I should  add that none of their results has yet been subject to peer review either. I can only guess that CDMS must be undergoing a funding review pretty soon and wanted to use the media to show it was producing the goods. I can’t say I’m impressed with these antics, and I doubt if the reviewers will be either.

Unfortunately, the fact that this is all so inconclusive from a scientific point of view hasn’t stopped various organs getting hold of the wrong end of the stick and starting to beat about the bush with it. New Scientist‘s Twitter feed screamed

Clear signal of dark matter detected in Minnesota!

although the article itself was a bit better informed. The Guardian ran a particularly poor story,  impressive only in the way it crammed so many misconceptions into such a short piece.

This episode takes me back to a theme I’ve touched on many times on this blog, which is that scientific results are very rarely black-and-white and they have to be treated carefully in appropriate probabilistic terms. Unfortunately, the media and the public have a great deal of difficulty understanding the subtleties of this and what gets across in the public domain can be either garbled or downright misleading. Most often in science the correct answer isn’t “true” or “false” but somewhere in between.
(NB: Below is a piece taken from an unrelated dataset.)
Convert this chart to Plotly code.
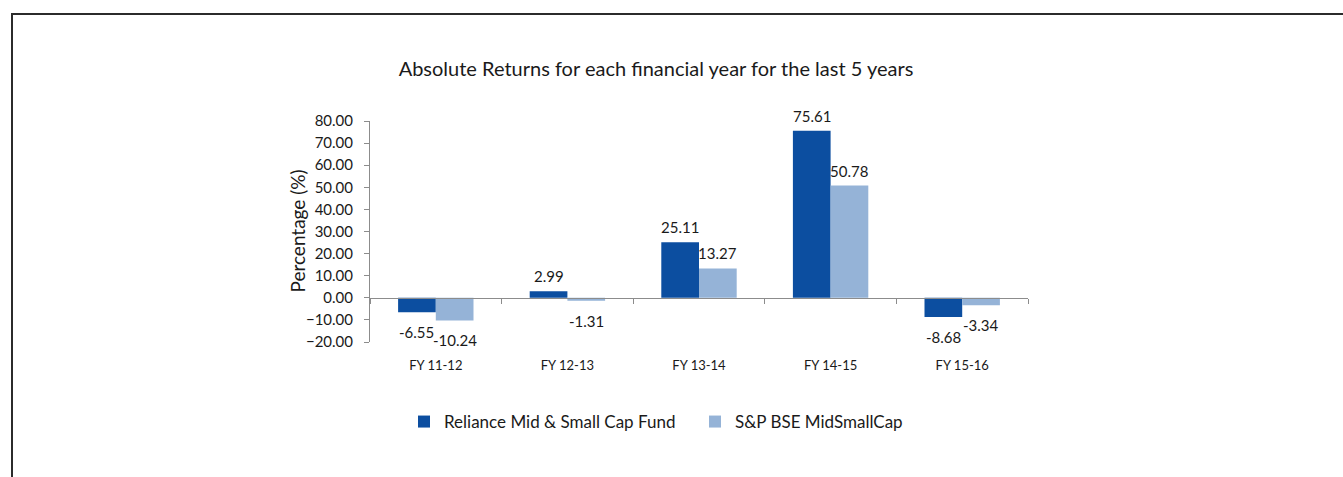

Of course, with more measurements, better statistics and stronger control of systematics this CDMS result may well turn into a significant detection. If it does then it will be a great scientific breakthrough and they’ll have my congratulations straight away, tempered with a certain amount of sadness that there will be no UK competitors in the race owing to our recent savage funding cuts. But we’re not there yet. So far, it’s just a definite maybe.